The statutory scheme for Pitchess motions is set forth in sections 832.5, 832.7, and 832.8 and Evidence Code sections 1043 through 1047. When a defendant seeks discovery from a peace officer’s personnel records, he or she must file a written motion that satisfies certain prerequisites and makes a preliminary showing of good cause. If the trial court determines that good cause has been established, the custodian of records brings to court all documents that are “ ‘potentially relevant’ to the defendant’s motion.” (People v. Mooc (2001) 26 Cal.4th 1216, 1226 (Mooc).) The trial court examines these documents in camera and, subject to certain limitations, discloses to the defendant “ ‘such information [that] is relevant to the subject matter involved in the pending litigation.’ ” (Ibid.) The ruling on a Pitchess motion is reviewed for an abuse of discretion. (People v. Hughes (2002) 27 Cal.4th 287, 330.)

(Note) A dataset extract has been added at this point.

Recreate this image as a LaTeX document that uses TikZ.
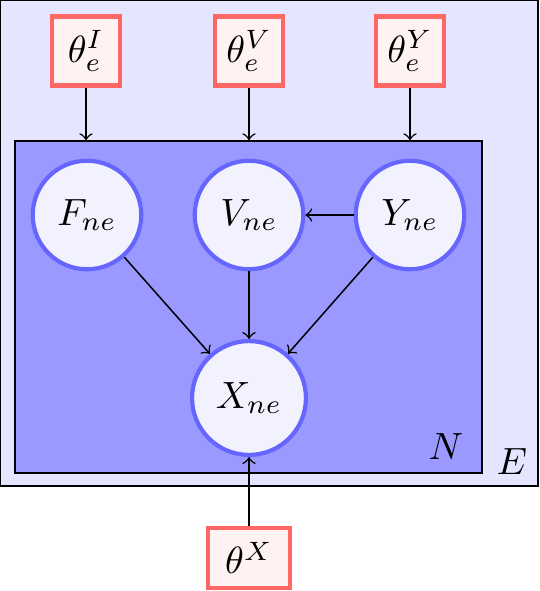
\documentclass[tikz,border=0pt]{standalone}
\usepackage{tikz}

\begin{document}
\begin{tikzpicture}[x=0.2635pt,y=-0.2635pt,
  plate/.style={draw, rectangle, inner sep=0pt},
  param/.style={draw=red!60, fill=red!5, line width=1.1pt, rectangle,
    minimum width=18pt, minimum height=18.2pt, inner sep=1pt},
  latent/.style={draw=blue!60, fill=blue!5, line width=1.1pt, circle,
    minimum size=28.6pt, inner sep=0pt}]
\useasboundingbox (0,0) rectangle (540,591);

\node[plate, fill=blue!10, minimum width=141.8pt, minimum height=128.1pt] (E) at (269,243) {};
\node[plate, fill=blue!40, minimum width=123.1pt, minimum height=87.5pt] (N) at (248.5,307) {};
\node (nlab) at (446,447) {$N$};
\node (elab) at (512,462) {$E$};

\node[param] (thI) at (86,51) {$\theta_e^I$};
\node[param] (thV) at (249,51) {$\theta_e^V$};
\node[param] (thY) at (410,51) {$\theta_e^Y$};
\node[latent] (F) at (87,215) {$F_{ne}$};
\node[latent] (V) at (249,215) {$V_{ne}$};
\node[latent] (Y) at (410,215) {$Y_{ne}$};
\node[latent, minimum size=30pt] (X) at (249,398) {$X_{ne}$};
\node[param, minimum width=21.4pt, minimum height=15.8pt] (thX) at (249,558) {$\theta^X$};

\draw[->] (thI) -- (thI |- N.north);
\draw[->] (thV) -- (thV |- N.north);
\draw[->] (thY) -- (thY |- N.north);
\draw[->] (Y) -- (V);
\draw[->] (F) -- (X);
\draw[->] (V) -- (X);
\draw[->] (Y) -- (X);
\draw[->] (thX) -- (X);
\end{tikzpicture}
\end{document}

Here, the court followed the proper procedure and created an adequate record of the in camera hearing. (See Mooc, supra, 26 Cal.4th at p. 1228.) Having examined Galdamez’s personnel records, we conclude the trial court did not abuse its discretion in excluding these records from disclosure. (People v. Samayoa (1997) 15 Cal.4th 795, 827.) We therefore uphold the trial court’s ruling.
DISPOSITION
The judgment is modified to strike the four prior prison term enhancements that are based on Mendoza’s prior convictions in 1994 (Pen. Code, § 211), 1991 (Pen. Code, § 4530, subd. (b)), 1989 (Health & Saf. Code, § 11352), and 1985 (Pen. Code., § 459) and his aggregate sentence is reduced to nine years. The trial court is directed to prepare an amended abstract of judgment that incorporates these modifications and to send a certified copy to the appropriate authorities. As modified, the judgment is affirmed.